The Stade has seen it all. The new black block buildings sit on deeper memories of storms, net hauling, daybreak and death. Fish stop wriggling out of water and hit the slab and the chip shop. The town is heavy with mixed messages. Archie Belaney from James Road plays the Indian as a boy, disappears, becomes the Native American as a man, fools everyone, feathered up as Grey Owl, Apache half breed, beaver saviour, prolific author, celebrity speaker, world tour. The truth posthumously revealed by ex-wife after booze-fuelled death in Saskatchewan. George Bristow shopkeeper in Silchester Road, guns and birds, shoot em and stuff em, little carcasses tastefully displayed for the home or museum, bright colours, glass eyes, skilled craftsman. Collection grows and shakes the world of identification. Hastings now celebrated for rare sightings and exotic visitors. All in question decades later as Bristow’s links with Egypt surface.
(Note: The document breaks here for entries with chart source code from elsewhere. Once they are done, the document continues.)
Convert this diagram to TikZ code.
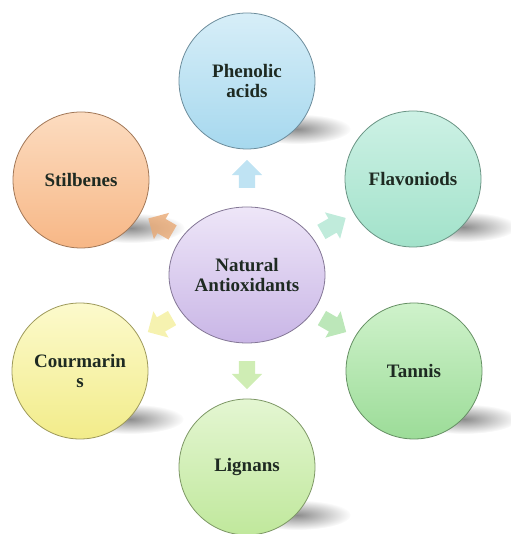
\documentclass[tikz,border=0pt]{standalone}
\usepackage{fontspec}
\setmainfont{Liberation Serif}
\usepackage{tikz}
\usetikzlibrary{shapes.geometric,shapes.arrows,fadings,calc,backgrounds}
\usepackage{xcolor}

\definecolor{phenTop}{HTML}{D7EEF8}
\definecolor{phenBot}{HTML}{A6D8EE}
\definecolor{stilTop}{HTML}{FCDCC0}
\definecolor{stilBot}{HTML}{F7B786}
\definecolor{flavTop}{HTML}{CDF1E5}
\definecolor{flavBot}{HTML}{A2E2CA}
\definecolor{tannTop}{HTML}{CFF2CB}
\definecolor{tannBot}{HTML}{9CDC98}
\definecolor{lignTop}{HTML}{E4F6D2}
\definecolor{lignBot}{HTML}{C0E89C}
\definecolor{courTop}{HTML}{FCFACC}
\definecolor{courBot}{HTML}{F2EC8A}
\definecolor{natTop}{HTML}{EEE6F8}
\definecolor{natBot}{HTML}{C9B6E6}
\definecolor{labelInk}{HTML}{1E2A22}

\tikzfading[name=softblob,inner color=transparent!0,outer color=transparent!100]

\begin{document}
\begin{tikzpicture}[x=1pt,y=1pt,
  bubble/.style={circle,minimum size=136pt,inner sep=0pt,align=center,line width=0.8pt,
    font=\bfseries\fontsize{19}{20}\selectfont,text=labelInk},
  blob/.style={fill=black!45,path fading=softblob},
  pointer/.style={single arrow,minimum height=28pt,minimum width=30pt,text width=0pt,
    text height=8pt,text depth=8pt,inner sep=0pt,single arrow head extend=7pt,opacity=0.8}]
\useasboundingbox (0,0) rectangle (510,534);
% hub
\node[bubble,ellipse,minimum width=156pt,minimum height=136pt,top color=natTop,bottom color=natBot,draw=natBot!65!black]
  (nat) at (247,259) {Natural\\Antioxidants};
% groups round the hub
\node[bubble,top color=phenTop,bottom color=phenBot,draw=phenBot!65!black] (phen) at (247,453) {Phenolic\\acids};
\node[bubble,top color=stilTop,bottom color=stilBot,draw=stilBot!65!black] (stil) at (81,354) {Stilbenes};
\node[bubble,top color=flavTop,bottom color=flavBot,draw=flavBot!65!black] (flav) at (413,355) {Flavoniods};
\node[bubble,top color=tannTop,bottom color=tannBot,draw=tannBot!65!black] (tann) at (414,163) {Tannis};
\node[bubble,top color=lignTop,bottom color=lignBot,draw=lignBot!65!black] (lign) at (247,67) {Lignans};
\node[bubble,top color=courTop,bottom color=courBot,draw=courBot!65!black] (cour) at (80,163) {Courmarin\\s};
% soft shadows
\begin{scope}[on background layer]
\fill[blob] ($(phen)+(50,-48)$) ellipse (54 and 15);
\fill[blob] ($(stil)+(50,-48)$) ellipse (54 and 15);
\fill[blob] ($(flav)+(50,-48)$) ellipse (54 and 15);
\fill[blob] ($(tann)+(50,-48)$) ellipse (54 and 15);
\fill[blob] ($(lign)+(50,-48)$) ellipse (54 and 15);
\fill[blob] ($(cour)+(50,-48)$) ellipse (54 and 15);
\end{scope}
% arrows out of the hub
\node[pointer,fill=phenBot!90,rotate=90] (toPhen) at ($(nat)!0.5!(phen)$) {};
\node[pointer,fill=stilBot!75!brown,rotate=150] (toStil) at ($(nat)!0.5!(stil)$) {};
\node[pointer,fill=flavBot!85,rotate=30] (toFlav) at ($(nat)!0.5!(flav)$) {};
\node[pointer,fill=tannBot!85,rotate=-30] (toTann) at ($(nat)!0.5!(tann)$) {};
\node[pointer,fill=lignBot!95,rotate=-90] (toLign) at ($(nat)!0.5!(lign)$) {};
\node[pointer,fill=courBot!85,rotate=210] (toCour) at ($(nat)!0.5!(cour)$) {};
\end{tikzpicture}
\end{document}
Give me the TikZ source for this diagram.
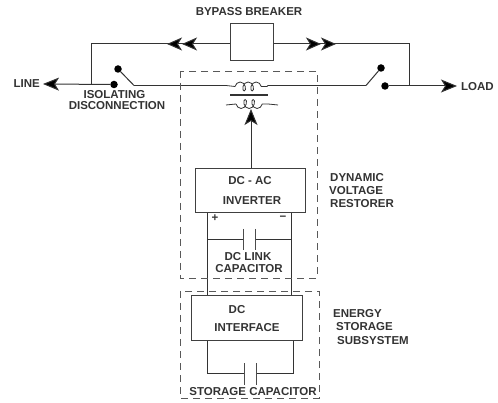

Museum removes his collection and the scandal hits the national papers as The Hastings Rarities Affair.
You see a link here between these two earnest English men and John Turtle Wood (b 1821) excavating the Temple of Artemis in Ephesus, sending his finds back to the British Museum in wooden crates dragged to the railway station in Selcuk, burying one of his workers suffocated in a hole of excavation. This station he’d designed a few years earlier when he called himself an architect. These three, four with John Jerwood, fulfill their missions with a sense of upright masculine entitlement, doing the right thing in their clouded eyes.